I have several people in my life who also have ongoing finance issues. For example, my brother likes to buy big ticket items- 42" tvs, $5,000 laptops etc. (on store payment plans), even though he has student loan debt and cannot afford to run a car or buy a condo because he lives paycheque to paycheque.
Another friend usually does not spend much because she can't, she doesn't make enough. Crippled with student loans and credit card debt, she often is without money. There are reasons for this, and she is looking for new opportunities to change this. However, nothing has yet changed and she emailed me this morning saying she had bought a laptop.

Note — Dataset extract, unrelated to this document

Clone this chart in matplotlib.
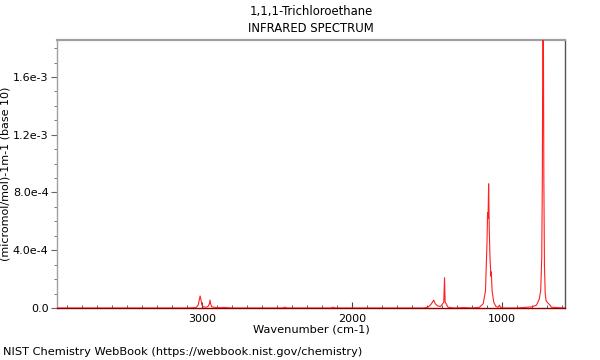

I don't know how, but yikes that seems scary.
These people got me thinking this morning. Until a few months ago when I started to see the light at the end of the tunnel, I realized that when I look at our bank accounts I would always see the following as "available" money: student line of credit, credit cards, and overdraft. The bank makes it so easy to have this mindset. When I am on the online banking, the balances show "available" and "actual" balances. This makes it easy to ignore the zero balances, or negative balances as log as there is an available balance, even if it is all borrowed money.
But what happens when the available balance is zero? That is when bills go unpaid and creditors start calling. I am so scared we will slip back in to this state, make a wrong move. It is easy to judge others, but we weren't there long ago. Blogging helps, so I will keep that up!
Blogging definately helps. It has re invigorated my efforts.
Good luck:)
On the other hand, we're not children. Asking financial institutions to hide credit from us because we can't control ourselves seems a little extreme (that's like trying to get McDonald's to shut down because we can't stand the temptation of walking past it without getting a Big Mac).